3. Join Nursing Organizations and Find a Mentor in the Advocacy Group
Professional nursing organizations have expanded from education and certification resource centers to include political advocacy groups. The American Nurses Association (ANA), National Council of State Boards of Nursing (NCSBN), and Campaign for Action are some state and national nursing organizations that offer health policy guidance. Additionally, NP organizations such as the Gerontological Advanced Practice Nurses Association (GNPA) offer health policy resources that are applicable to the specialty NP group.
4. Seek Nursing Leadership Positions
Advancing nurse practitioner responsibilities beyond patient care into policy builds increased public confidence in the NP role and demonstrates that nurse practitioners are educated, trusted, and reliable leaders.
5. Participate in Community Groups
As health professionals, gaining NP input on Parent Teacher Associations, support groups, and fitness and nutrition groups is beneficial. Nurse practitioners can contribute health and safety strategies, assess community needs, and offer valuable health and illness-related guidance.
6. Identify a Bill That You Are Passionate About and Write to Your Legislator for Support
Nurse practitioners are valuable constituents due to their close proximity to stakeholders and community needs. Search your state government website for health care bills, and then research local politicians to ask for support. An NP letter template can be found here. In your letter, mention your community and how the bill impacts your patients.
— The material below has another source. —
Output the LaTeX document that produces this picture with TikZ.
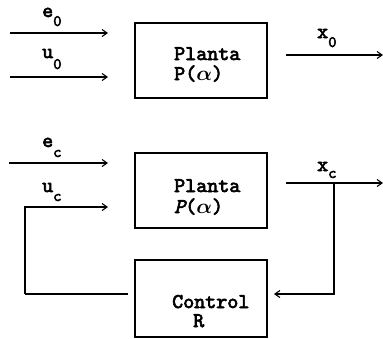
\documentclass[tikz,border=0pt]{standalone}
\usepackage{fontspec}
\usepackage{amsmath,bm}
\newfontfamily\lblfont{lmmono10-regular}[Extension=.otf, FakeBold=3]
\newfontfamily\lblslant{lmmono10-italic}[Extension=.otf, FakeBold=3]
\usetikzlibrary{arrows.meta}
\tikzset{
  block/.style={draw, line width=1.3pt, minimum width=132pt, inner sep=0pt},
  sig/.style={line width=1.3pt, -{Straight Barb[length=5pt,width=7pt,line width=1.1pt]}},
  wire/.style={line width=1.3pt},
  lbl/.style={font=\fontsize{21}{21}\selectfont\lblfont, inner sep=0pt, anchor=base west},
}
% letter with a lowered subscript; optional argument = drop of the subscript
\newcommand{\sublbl}[3][10pt]{#2\raisebox{-#1}{\fontsize{16}{16}\selectfont #3}}
\newcommand{\alphachar}{$\boldsymbol{\alpha}$}
\begin{document}
\begin{tikzpicture}[x=1pt,y=1pt]
\useasboundingbox (0,0) rectangle (383,-338);
% open-loop plant
\node[block, minimum height=75pt] (p1) at (201,-60.5) {};
\node[lbl] (t1) at (174,-60) {Planta};
\node[lbl] (t2) at (174,-80) {P(\alphachar)};
\coordinate (e0s) at (10,-33);
\coordinate (e0e) at (108,-33);
\coordinate (u0s) at (10,-77);
\coordinate (u0e) at (108,-77);
\coordinate (x0s) at (286,-55);
\coordinate (x0e) at (383,-55);
\draw[sig] (e0s) -- (e0e);
\draw[sig] (u0s) -- (u0e);
\draw[sig] (x0s) -- (x0e);
\node[lbl] (le0) at (42,-17) {\sublbl[9pt]{e}{0}};
\node[lbl] (lu0) at (42,-58) {\sublbl[11pt]{u}{0}};
\node[lbl] (lx0) at (317,-38) {\sublbl[9pt]{x}{0}};
% closed-loop plant with controller
\node[block, minimum height=75pt] (p2) at (201,-190.5) {};
\node[lbl] (t3) at (174,-192) {Planta};
\node[lbl] (t4) at (174,-213) {{\lblslant P}(\alphachar)};
\node[block, minimum height=77pt] (ctl) at (201,-298.5) {};
\node[lbl] (t5) at (172,-308) {Control};
\node[lbl] (t6) at (193,-327) {R};
\coordinate (ecs) at (9,-163);
\coordinate (ece) at (108,-163);
\coordinate (ucs) at (25,-207);
\coordinate (uce) at (108,-207);
\coordinate (ucb) at (25,-294);
\coordinate (uco) at (128,-294);
\coordinate (xcs) at (286,-183);
\coordinate (xce) at (383,-183);
\coordinate (br) at (334,-183);
\coordinate (brd) at (334,-294);
\coordinate (cin) at (274,-294);
\draw[sig] (ecs) -- (ece);
\draw[sig] (ucb) -- (ucs) -- (uce);
\draw[wire] (ucb) -- (uco);
\draw[sig] (xcs) -- (xce);
\draw[sig] (br) -- (brd) -- (cin);
\node[lbl] (lec) at (42,-147) {\sublbl[10pt]{e}{c}};
\node[lbl] (luc) at (42,-192) {\sublbl[9pt]{u}{c}};
\node[lbl] (lxc) at (317,-171) {\sublbl[7pt]{x}{c}};
\end{tikzpicture}
\end{document}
7. Apply for a Health Policy Fellowship
Distinguished programs developed through organizations like the American Association of Colleges of Nursing, National Academy of Medicine, and Robert Wood Johnson Foundation seek nurse practitioner leaders to participate in national policy development. As NPs evolve into policy leaders, these fellowships provide a stepping stone into health policy development positions.
READ MORE: Nurse Practitioner Practice Authority
Nurse practitioners can answer this call to action in various ways, and every little bit helps! By following the simple actions included in the toolkit, even the busiest NPs can begin the path to understanding and participating in health policy.